Rocky crag with protected access
At the side of the highest point, there is another crag, lower and rocky but with a more abrupt profile. The only access to the summit of this crag is by the southern slope. As we have previously seen, there is a circular tower standing next to its base that probably continued with the wall.
At the present time no construction element has been documented, probably owing to the continuous erosion of the crag, together with acntropic action, have made any existing remains disappear. In any case adobes made in the rock that may be some kind of steps to facilitate access from the interior of the settlement etc , have been identified. Rows of stones have also been identified that may have formed the walls of an access passage to the summit.
From this summit there is a great visual dominance over the rooms of the settlement and a large part of the territory for gaining resources.
We are talking about a settlement with a high occupation. Its beginning was probably during the initial talayotic period, although the oldest ceramic remains that we can date with any certainty are from the VI century BC. With different grades of intensity, this period lasted until the I century A.D. From this date the ceramic material diminishes, which leads us to believe that the dwelling area was abandoned, although it was still frequented until the II century A.D., as shown by the presence of ceramic forms belonging to this period.

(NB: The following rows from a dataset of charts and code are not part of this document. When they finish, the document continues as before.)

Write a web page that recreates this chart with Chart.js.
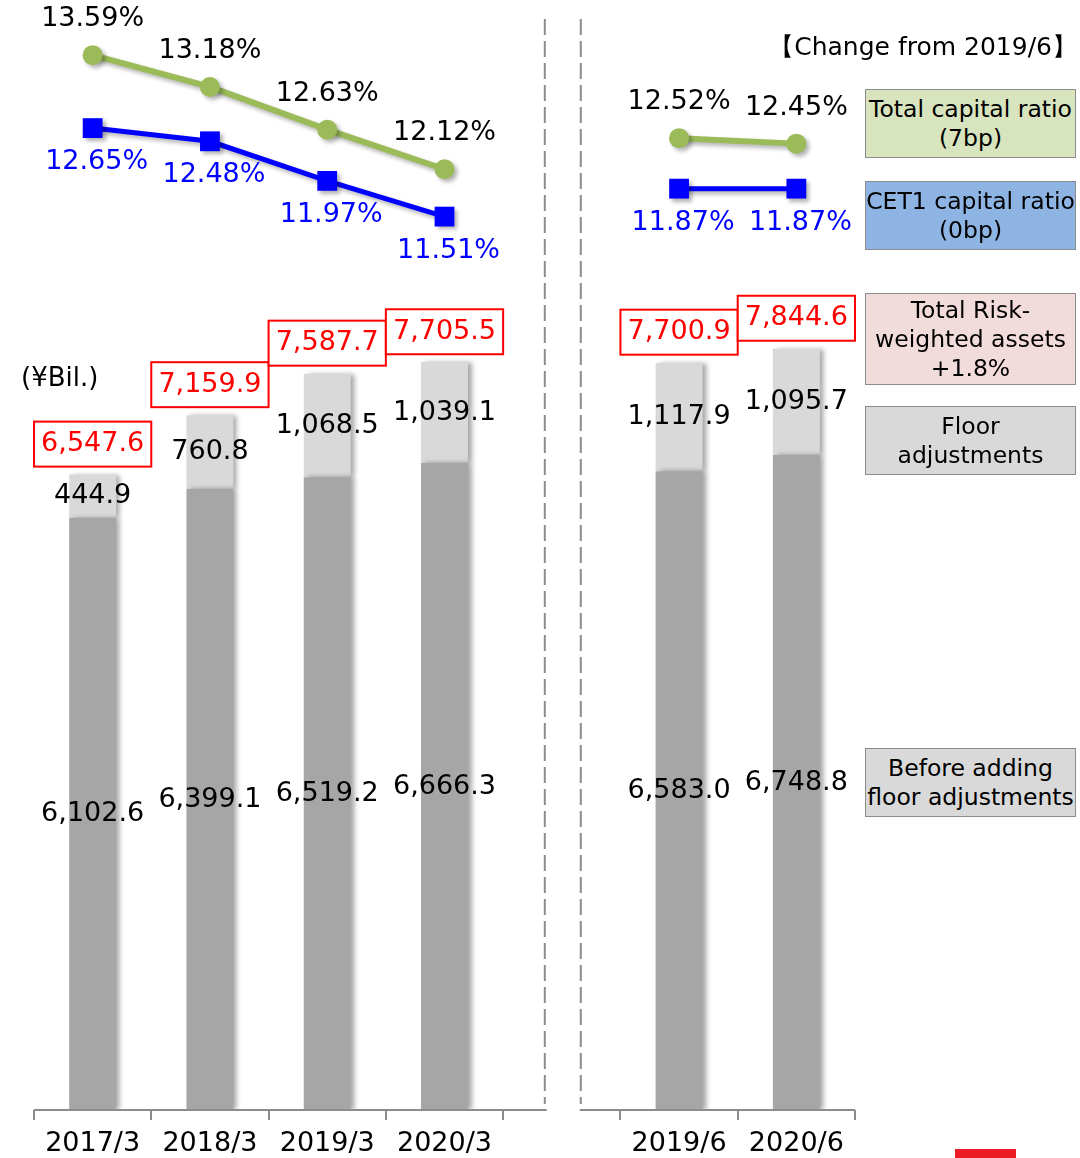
<!DOCTYPE html>
<html>
<head>
<meta charset="utf-8">
<script src="https://cdn.jsdelivr.net/npm/chart.js@4.4.1/dist/chart.umd.min.js"></script>
<style>
    body { margin: 0; background: #fff; font-family: "DejaVu Sans", Verdana, sans-serif; }
    #wrap { position: relative; width: 1080px; height: 1158px; overflow: hidden; }
    #chart { position: absolute; left: 0; top: 0; }
    .note { position: absolute; color: #000; white-space: nowrap; }
    .box {
        position: absolute; left: 865px; width: 211px;
        border: 1.5px solid #8c8c8c; box-sizing: border-box;
        display: flex; align-items: center; justify-content: center;
        text-align: center; font-size: 23.5px; line-height: 29px; color: #000;
    }
    .redmark { position: absolute; left: 955px; top: 1149px; width: 61px; height: 9px; background: #ed1c24; }
</style>
</head>
<body>
<div id="wrap">
    <canvas id="chart" width="1080" height="1158"></canvas>
    <div class="note" style="left:21px; top:362px; font-size:26px;">(¥Bil.)</div>
    <div class="note" style="right:3px; top:30px; font-size:25px;">【Change from 2019/6】</div>
    <div class="box" style="top:89px; height:69px; background:#d7e4bd;">Total capital ratio<br>(7bp)</div>
    <div class="box" style="top:181px; height:69px; background:#8eb4e3;">CET1 capital ratio<br>(0bp)</div>
    <div class="box" style="top:293px; height:92px; background:#f2dcdb;">Total Risk-<br>weighted assets<br>+1.8%</div>
    <div class="box" style="top:406px; height:69px; background:#d9d9d9;">Floor<br>adjustments</div>
    <div class="box" style="top:748px; height:69px; background:#d9d9d9;">Before adding<br>floor adjustments</div>
    <div class="redmark"></div>
</div>
<script>
// ===== Data =====
const categories = ['2017/3', '2018/3', '2019/3', '2020/3', '', '2019/6', '2020/6'];
const beforeFloor = [6102.6, 6399.1, 6519.2, 6666.3, null, 6583.0, 6748.8];
const floorAdj = [444.9, 760.8, 1068.5, 1039.1, null, 1117.9, 1095.7];
const totalRwa = [6547.6, 7159.9, 7587.7, 7705.5, null, 7700.9, 7844.6];
const totalCapRatio = [13.59, 13.18, 12.63, 12.12, null, 12.52, 12.45];
const cet1Ratio = [12.65, 12.48, 11.97, 11.51, null, 11.87, 11.87];

const FONT = '"DejaVu Sans", Verdana, sans-serif';
const AXIS_GREY = '#8c8c8c';

function fmtAmount(v) {
    return v.toLocaleString('en-US', { minimumFractionDigits: 1, maximumFractionDigits: 1 });
}

// ===== Soft shadows under bars and lines =====
const shadowPlugin = {
    id: 'shadows',
    beforeDatasetDraw(chart, args) {
        const ctx = chart.ctx;
        ctx.save();
        if (args.meta.type === 'bar') {
            ctx.shadowColor = 'rgba(0,0,0,0.35)';
            ctx.shadowBlur = 5;
            ctx.shadowOffsetX = 4;
            ctx.shadowOffsetY = 0;
        } else {
            ctx.shadowColor = 'rgba(0,0,0,0.3)';
            ctx.shadowBlur = 4;
            ctx.shadowOffsetX = 3;
            ctx.shadowOffsetY = 3;
        }
    },
    afterDatasetDraw(chart) {
        chart.ctx.restore();
    }
};

// ===== Baseline with a gap, and the two dashed dividers =====
const dividerPlugin = {
    id: 'dividers',
    afterDraw(chart) {
        const ctx = chart.ctx;
        const x = chart.scales.x;
        const area = chart.chartArea;
        const mid = x.getPixelForValue(4);
        ctx.save();
        ctx.strokeStyle = AXIS_GREY;
        ctx.lineWidth = 2;
        ctx.beginPath();
        ctx.moveTo(x.left, area.bottom);
        ctx.lineTo(mid - 15, area.bottom);
        ctx.moveTo(mid + 18, area.bottom);
        ctx.lineTo(x.right, area.bottom);
        ctx.stroke();

        ctx.setLineDash([16, 6]);
        ctx.beginPath();
        [mid - 17, mid + 19].forEach(px => {
            ctx.moveTo(px, 19);
            ctx.lineTo(px, area.bottom - 6);
        });
        ctx.stroke();
        ctx.restore();
    }
};

// ===== Value labels =====
const labelPlugin = {
    id: 'valueLabels',
    afterDatasetsDraw(chart) {
        const ctx = chart.ctx;
        const x = chart.scales.x;
        const catW = x.getPixelForValue(1) - x.getPixelForValue(0);
        ctx.save();
        ctx.font = '27px ' + FONT;
        ctx.textAlign = 'center';
        ctx.textBaseline = 'middle';

        // segment labels
        [0, 1].forEach(di => {
            const meta = chart.getDatasetMeta(di);
            const vals = chart.data.datasets[di].data;
            meta.data.forEach((bar, i) => {
                if (vals[i] == null) return;
                ctx.fillStyle = '#000';
                ctx.fillText(fmtAmount(vals[i]), bar.x, (bar.y + bar.base) / 2);
            });
        });

        // totals in red boxes
        const top = chart.getDatasetMeta(1);
        top.data.forEach((bar, i) => {
            if (totalRwa[i] == null) return;
            const bottom = bar.y - 8;
            const h = 45;
            ctx.fillStyle = '#fff';
            ctx.fillRect(bar.x - catW / 2, bottom - h, catW, h);
            ctx.strokeStyle = '#ff0000';
            ctx.lineWidth = 2;
            ctx.strokeRect(bar.x - catW / 2, bottom - h, catW, h);
            ctx.fillStyle = '#ff0000';
            ctx.fillText(fmtAmount(totalRwa[i]), bar.x, bottom - h / 2);
        });

        // ratio labels
        const green = chart.getDatasetMeta(2);
        green.data.forEach((pt, i) => {
            if (totalCapRatio[i] == null) return;
            ctx.fillStyle = '#000';
            ctx.fillText(totalCapRatio[i].toFixed(2) + '%', pt.x, pt.y - 36);
        });
        const blue = chart.getDatasetMeta(3);
        blue.data.forEach((pt, i) => {
            if (cet1Ratio[i] == null) return;
            ctx.fillStyle = '#0000ff';
            ctx.fillText(cet1Ratio[i].toFixed(2) + '%', pt.x + 4, pt.y + 34);
        });
        ctx.restore();
    }
};

// ===== Chart =====
new Chart(document.getElementById('chart'), {
    type: 'bar',
    data: {
        labels: categories,
        datasets: [
            {
                label: 'Before adding floor adjustments',
                data: beforeFloor,
                backgroundColor: '#a6a6a6',
                stack: 'rwa',
                yAxisID: 'y',
                categoryPercentage: 1,
                barPercentage: 0.4,
                order: 2
            },
            {
                label: 'Floor adjustments',
                data: floorAdj,
                backgroundColor: '#d9d9d9',
                stack: 'rwa',
                yAxisID: 'y',
                categoryPercentage: 1,
                barPercentage: 0.4,
                order: 2
            },
            {
                type: 'line',
                label: 'Total capital ratio',
                data: totalCapRatio,
                yAxisID: 'y2',
                borderColor: '#9bbb59',
                borderWidth: 6,
                pointStyle: 'circle',
                pointRadius: 10,
                pointBackgroundColor: '#9bbb59',
                pointBorderWidth: 0,
                spanGaps: false,
                order: 1
            },
            {
                type: 'line',
                label: 'CET1 capital ratio',
                data: cet1Ratio,
                yAxisID: 'y2',
                borderColor: '#0000ff',
                borderWidth: 5,
                pointStyle: 'rect',
                pointRadius: 14,
                pointBackgroundColor: '#0000ff',
                pointBorderWidth: 0,
                spanGaps: false,
                order: 1
            }
        ]
    },
    options: {
        responsive: false,
        animation: false,
        layout: { padding: { left: 34, right: 225, top: 10, bottom: 0 } },
        plugins: {
            legend: { display: false },
            tooltip: { enabled: false }
        },
        scales: {
            x: {
                stacked: true,
                border: { display: false },
                grid: {
                    display: true,
                    offset: true,
                    drawOnChartArea: false,
                    drawTicks: true,
                    tickLength: 10,
                    color: AXIS_GREY,
                    lineWidth: 2
                },
                ticks: {
                    color: '#000',
                    font: { family: FONT, size: 27 },
                    padding: 8,
                    maxRotation: 0,
                    autoSkip: false
                },
                afterFit(axis) { axis.height = 48; }
            },
            y: {
                stacked: true,
                display: false,
                min: 0,
                max: 11294
            },
            y2: {
                display: false,
                min: 0,
                max: 14.12
            }
        }
    },
    plugins: [shadowPlugin, dividerPlugin, labelPlugin]
});
</script>
</body>
</html>
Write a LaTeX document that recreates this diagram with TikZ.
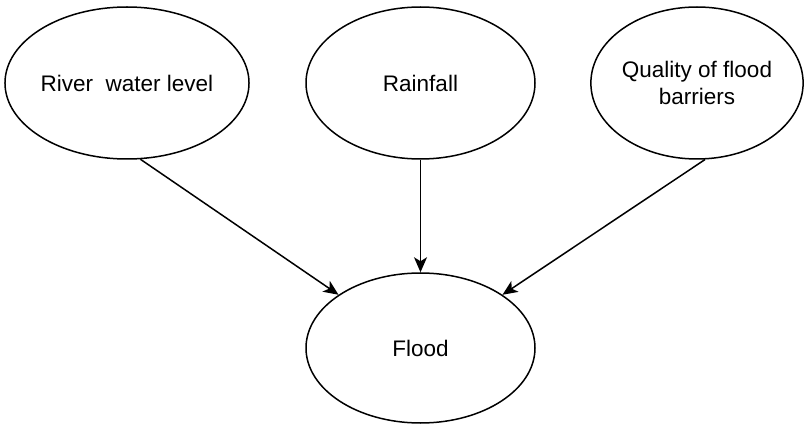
\documentclass[tikz,border=0pt]{standalone}
\usepackage{fontspec}
\setmainfont{Liberation Sans}
\usetikzlibrary{shapes.geometric,arrows.meta}
\begin{document}
\begin{tikzpicture}[x=1pt,y=-1pt,
  factor/.style={draw=black,line width=1.5pt,ellipse,inner sep=0pt,
    minimum width=#1,minimum height=152pt,align=center,
    font=\fontsize{22.5}{27}\selectfont},
  factor/.default=229pt,
  link/.style={draw=black,line width=1.5pt,-{Stealth[length=15pt,width=13pt,inset=4pt]}}]
\useasboundingbox (0,0) rectangle (807,425);
\fill[white] (0,0) rectangle (807,425);
% parent variables
\node[factor] (river) at (127,83) {River~ water level};
\node[factor] (rain) at (420.5,83) {Rainfall};
\node[factor=210pt] (quality) at (697,83) {Quality of flood\\barriers};
% child variable
\node[factor,minimum height=150pt] (flood) at (420.5,348) {Flood};
% influences
\draw[link] (river.-80) -- (flood.147);
\draw[link] (rain) -- (flood);
\draw[link] (quality.-84) -- (flood.33);
\end{tikzpicture}
\end{document}
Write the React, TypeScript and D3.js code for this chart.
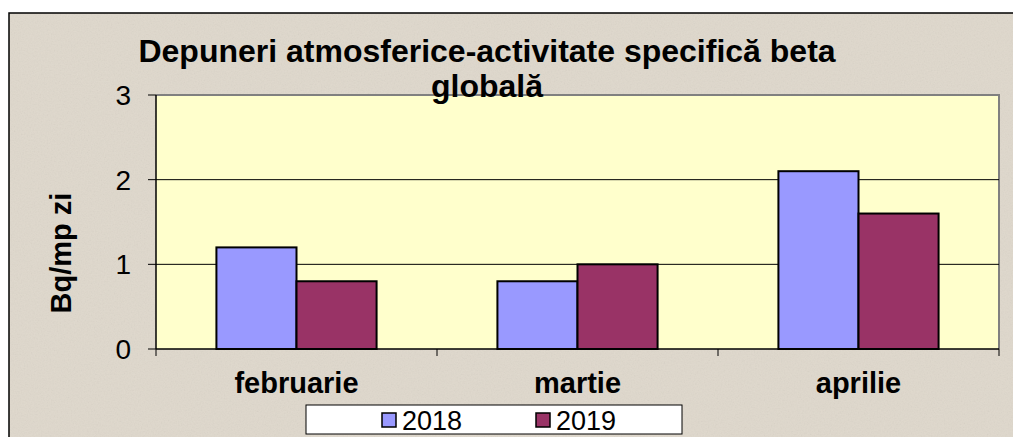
import React from "react";
import * as d3 from "d3";

const categories = ["februarie", "martie", "aprilie"];
const seriesNames = ["2018", "2019"];
const values2018 = [1.2, 0.8, 2.1];
const values2019 = [0.8, 1.0, 1.6];
const yTicks = [0, 1, 2, 3];
const titleLines = ["Depuneri atmosferice-activitate specifică beta", "globală"];
const yLabel = "Bq/mp zi";
const colors = ["#9999FF", "#993366"];

const W = 1013;
const H = 437;
const plot = { left: 156, right: 999, top: 95, bottom: 349 };
const FONT = "'Liberation Sans', Arial, sans-serif";

export default function App() {
  const x = d3
    .scaleBand<string>()
    .domain(categories)
    .range([plot.left, plot.right])
    .paddingInner(0.43)
    .paddingOuter(0.215);
  const step = x.step();
  const xs = d3.scaleBand<string>().domain(seriesNames).range([0, x.bandwidth()]);
  const y = d3.scaleLinear().domain([0, 3]).range([plot.bottom, plot.top]);
  const series = [values2018, values2019];
  const boundaries = d3.range(categories.length + 1).map((i) => plot.left + i * step);

  return (
    <svg
      width={W}
      height={H}
      style={{ position: "absolute", left: 0, top: 0 }}
      fontFamily={FONT}
    >
      <defs>
        <filter id="noise" x="0" y="0" width="100%" height="100%">
          <feTurbulence type="fractalNoise" baseFrequency="0.7" numOctaves="2" seed="4" />
          <feColorMatrix type="saturate" values="0" />
        </filter>
      </defs>
      <rect x={0} y={0} width={W} height={H} fill="#ffffff" />
      <rect x={9} y={13} width={W + 20} height={H + 20} fill="#DFD8CC" />
      <rect x={9} y={13} width={W + 20} height={H + 20} filter="url(#noise)" opacity={0.12} />
      <rect x={9} y={13} width={W + 20} height={H + 20} fill="none" stroke="#000" strokeWidth={1.5} />

      {/* plot area */}
      <rect
        x={plot.left}
        y={plot.top}
        width={plot.right - plot.left}
        height={plot.bottom - plot.top}
        fill="#FFFFCC"
      />
      <path
        d={`M${plot.left},${plot.top}H${plot.right}V${plot.bottom}`}
        fill="none"
        stroke="#808080"
        strokeWidth={2}
      />
      {yTicks
        .filter((t) => t > 0 && t < 3)
        .map((t) => (
          <line key={t} x1={plot.left} x2={plot.right} y1={y(t)} y2={y(t)} stroke="#000" strokeWidth={1} />
        ))}

      {/* bars */}
      {series.map((vals, si) =>
        categories.map((c, ci) => (
          <rect
            key={`${si}-${ci}`}
            x={(x(c) as number) + (xs(seriesNames[si]) as number)}
            y={y(vals[ci])}
            width={xs.bandwidth()}
            height={y(0) - y(vals[ci])}
            fill={colors[si]}
            stroke="#000"
            strokeWidth={2}
          />
        ))
      )}

      {/* axes */}
      <line x1={plot.left} x2={plot.left} y1={plot.top} y2={plot.bottom} stroke="#000" strokeWidth={1.5} />
      <line x1={plot.left} x2={plot.right} y1={plot.bottom} y2={plot.bottom} stroke="#000" strokeWidth={1.5} />
      {yTicks.map((t) => (
        <g key={t}>
          <line x1={plot.left - 8} x2={plot.left} y1={y(t)} y2={y(t)} stroke="#000" strokeWidth={1} />
          <text x={131} y={y(t)} dy="0.36em" textAnchor="end" fontSize={28} fill="#000">
            {t}
          </text>
        </g>
      ))}
      {boundaries.map((b, i) => (
        <line key={i} x1={b} x2={b} y1={plot.bottom} y2={plot.bottom + 7} stroke="#000" strokeWidth={1} />
      ))}
      {categories.map((c) => (
        <text
          key={c}
          x={(x(c) as number) + x.bandwidth() / 2}
          y={393}
          textAnchor="middle"
          fontSize={29}
          fontWeight="bold"
          fill="#000"
        >
          {c}
        </text>
      ))}

      {/* y label */}
      <text
        transform="translate(70.5,253) rotate(-90)"
        textAnchor="middle"
        fontSize={29}
        fontWeight="bold"
        fill="#000"
      >
        {yLabel}
      </text>

      {/* title */}
      {titleLines.map((l, i) => (
        <text key={i} x={487} y={62 + i * 35} textAnchor="middle" fontSize={32} fontWeight="bold" fill="#000">
          {l}
        </text>
      ))}

      {/* legend */}
      <rect x={306} y={405} width={376} height={29} fill="#fff" stroke="#000" strokeWidth={1} />
      {seriesNames.map((s, i) => (
        <g key={s} transform={`translate(${382 + i * 154},0)`}>
          <rect x={0} y={413} width={14} height={14} fill={colors[i]} stroke="#000" strokeWidth={1.5} />
          <text x={20} y={430} fontSize={27} fill="#000">
            {s}
          </text>
        </g>
      ))}
    </svg>
  );
}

Later we find a new occupation belonging to the islamic period (phase almohade) that would last until the conquest of the island by the Crown of Aragon in 1229. As a result of this cronocultural phase, the area adopted its present toponym.L The almohade phase is thought to be the last occupation of the peak. If we bear in mind that the disembarkation of the catalan troups took place in the bay of Santa Ponça, it was probably the Puig de Sa Morisca which was the first to suffer the consequences of the conquest.